Kevin Smith: 'A indústria não tem mais necessidade de mim'
Ícone supremo da nerdice, celebrizado no misto de malandro e super-herói Silent Bob, o cineasta Kevin Smith foi um guri para os meninos de óculos fãs de gibi dos anos 1990, quando "O Balconista" virou uma sensação no Festival de Sundance. O fenômeno "Procura-se Amy" (1997), com um pé na cultura queer, deu a ele um status de provocador, que o fez evoluir como ditetor ao mesmo tempo que idealizava HQs para editoras como a DC, vide "Quiver - O Espírito da Flecha", com o Arqueiro Verde.
Foi com "Dogma", no Festival de Cannes de 1999, que ele chegou ao patamar das promessas do cinema indie americano do fim do milênio. Até Alanis Morissette participa dessa investigação sobre a arte de crer... no Altíssimo... na qual Matt Damon e Ben Affleck viviam anjos de índole má.
Fracassos comerciais e empreitadas interrompidas, entre elas um filme do Homem de Aço com Nicolas Cage, tiraram Kevin do eixo, mas não arrancaram dele a aura de guri nerd. É com esse espírito que ele volta a atrair holofotes, na Croisette, com o regresso de "Dogma" na mostra Cannes Classics. Nesta entrevista, ele explica ao Correio da Manhã o que mudou na mirada pop do audiovisual.
O que significa voltar a ver "Dogma" em Cannes?

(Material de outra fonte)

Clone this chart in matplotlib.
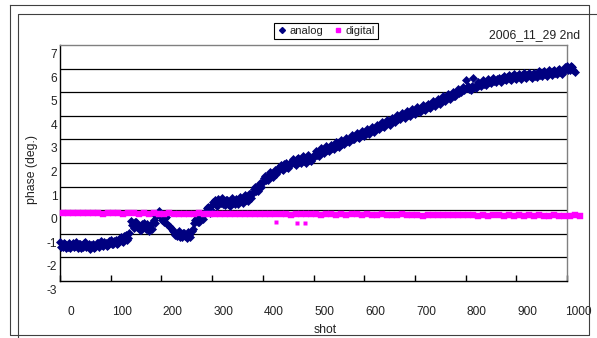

Kevin Smith: Estou trabalhando numa continuação dele, para rodar no ano que vem, com todo mundo do elenco original que está vivo. Ficam faltando Alan Rickman e George Carlin, que nos deixaram. Essa turma estava no filme de 1999, e que passou aqui meses antes de estrear nos EUA. Eu pensei que nunca voltaria ao balneário francês depois da última passagem pela Croisette, em 2006, com "O Balconista 2", quando minha filha ainda estava na barriga da minha mulher. Ela já é uma moça agora e o longa volta não só aqui no Cannes Classics como vai reestrear. Na época dele, no fim dos anos 1990, houve uma controvérsia que não condizia em nada com o que eu havia feito. O fato de eu falar de Deus gerou confusão. Não é "A Última Tentação de Cristo" nem "A Vida de Brian" do Monty Python. A indústria não tem mais necessidade de mim. Só que eu tenho um fã-clube e essa turma é nostálgica.
Você lançou "Dogma" numa fase de euforia criativa plena do cinema independente americano dos anos 1990. O que significava ser indie?
A gente chamava de indie o que não podia ser feito em estudio. Agora, o que corresponderia a isso vai pro streaming. Agora, com os meios digitais, todo mundo tem voz, tem um canal. O problema é que ideias que deveriam ser filmes viram séries. A outra questão: os dilemas de financiamento de antes seguem por aí, iguais.
Como é ver Matt Damon e Ben Afflck ainda jovens em "Dogma"?
Eu ainda acho que Affleck vive dá o seu melhor quando filma comigo. Ele fala meus diálogos como ninguém. Eu ofereci o projeto "Procura-se Amy" a ele, em 1996. Ele ficou de ler numa viagem de trem e perguntou se eu tinha algo mais. Mostrei o script de "Dogma" a ele, que então se chamava "God". Ele leu os dois juntos. Perguntei se faria "Amy" e ele: "É legal essa comédia sobre uma mulher lésbica e dois amigos, mas o lance de Deus... esse me chapou". Era o "Dogma". Matt foi filmar "O Homem Que Fazia Chover" com Francis Ford Coppola naquela época. A gente achou o maximo. O Coppola! Era tudo! E ele era a alma daquele filme.
O que foi feito da versão de Superman com Nicolas Cage que você ficou de dirigir nos anos 1990 e nunca saiu do papel?
No filme "Flash", há uma alusão bem divertida a ela, na menção a um combate contra aranhas gigantes, que, aliás nem era ideia minha. Eu volto a essa história sempre pois virou folclore, mas faz parte daqueles filmes que viraram lenda sem terem sido feitos.
O que você planeja para os proximos meses além da reestreia de "Dogma"?
Tenho um projeto na linha de "Tubarão" cujo cartaz, em vez de mandíbulas de um monstro marinho, traz o chifre de um alce. Chama "Moose Jaws".